Tidal Power: The Next Wave?

Green: Business

Over the next few years, we can expect to see huge advances in our ability to harness power from the ocean’s waves and tides, a new report from IHS Emerging Energy Research, a Cambridge, Mass., consulting firm, predicts.

A tidal energy turbine developed by Atlantis Resources.Getty Images A tidal energy turbine developed by Atlantis Resources.

Until recently, that sector has had limited popularity and mixed success, even as the number of installations generating power from other renewable resources like the wind, sun and biomass has grown rapidly.

“The global ocean energy sector is at a turning point,” the company’s report says.

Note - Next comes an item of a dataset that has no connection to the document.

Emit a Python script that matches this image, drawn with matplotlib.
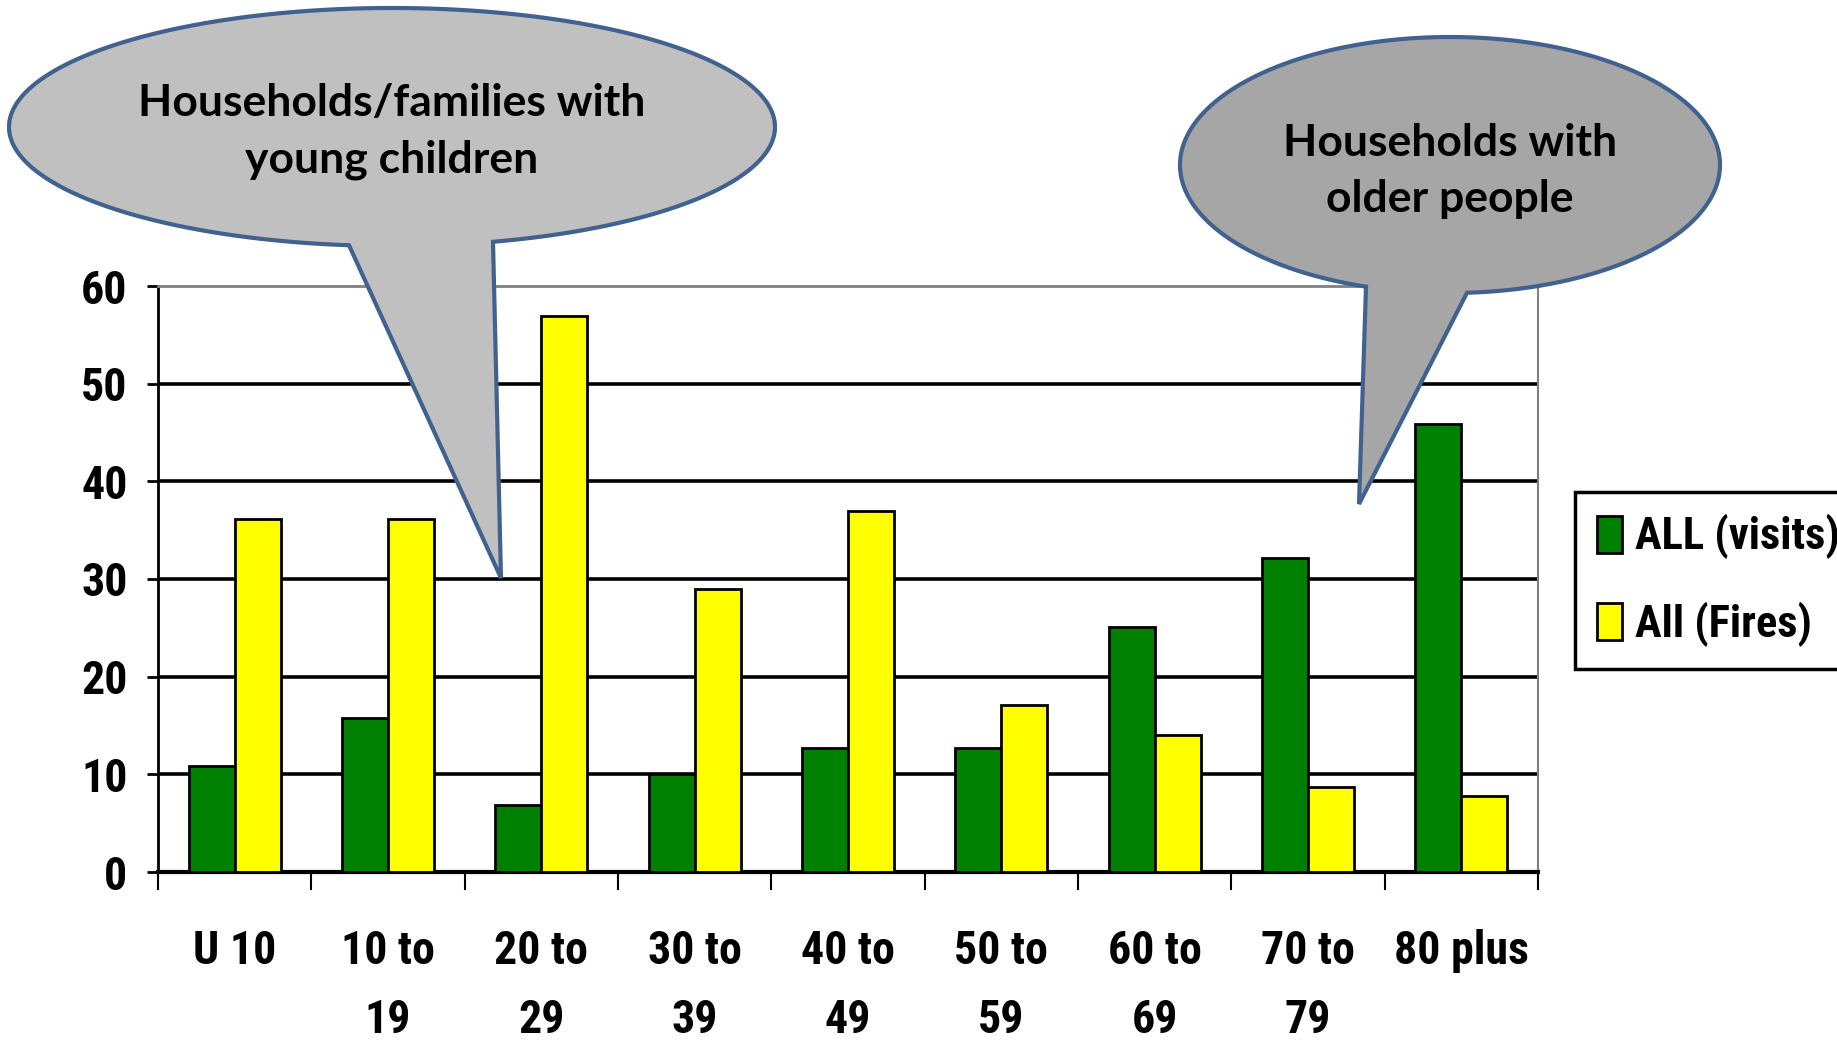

More than 45 wave and tidal prototypes are expected to be ocean-tested in 2010 and 2011. Only nine were tested in 2009.

More important, perhaps, while previous test projects tended to be operated by small, boutique firms, the giants of hydropower, which have decades of experience drawing power from rivers, are now getting into the ocean business.

Tides are particularly attractive sources of power because they are predictable, unlike sunshine and wind. Not surprisingly, countries with rough seas like Britain and Portugal are leading the way in exploring ocean power.

Portugal, which now gets more than 40 percent of its electricity from renewable sources, was one of the first countries to install a commercial “wave farm.” There, several years ago, a British company used a snakelike device called the Pelamis system to absorb the energy of waves.

The Portugal experiment met with mixed results before it was halted because of financial problems. One stumbling block was that the floating machines that absorbed wave energy quickly broke under the constant assault of the waves.

The European Energy Association estimates that, globally, the oceans could yield more than 100.000 terawatt hours a year if the technology to harness that power can be perfected. That is more than five times the electricity the world uses in a year.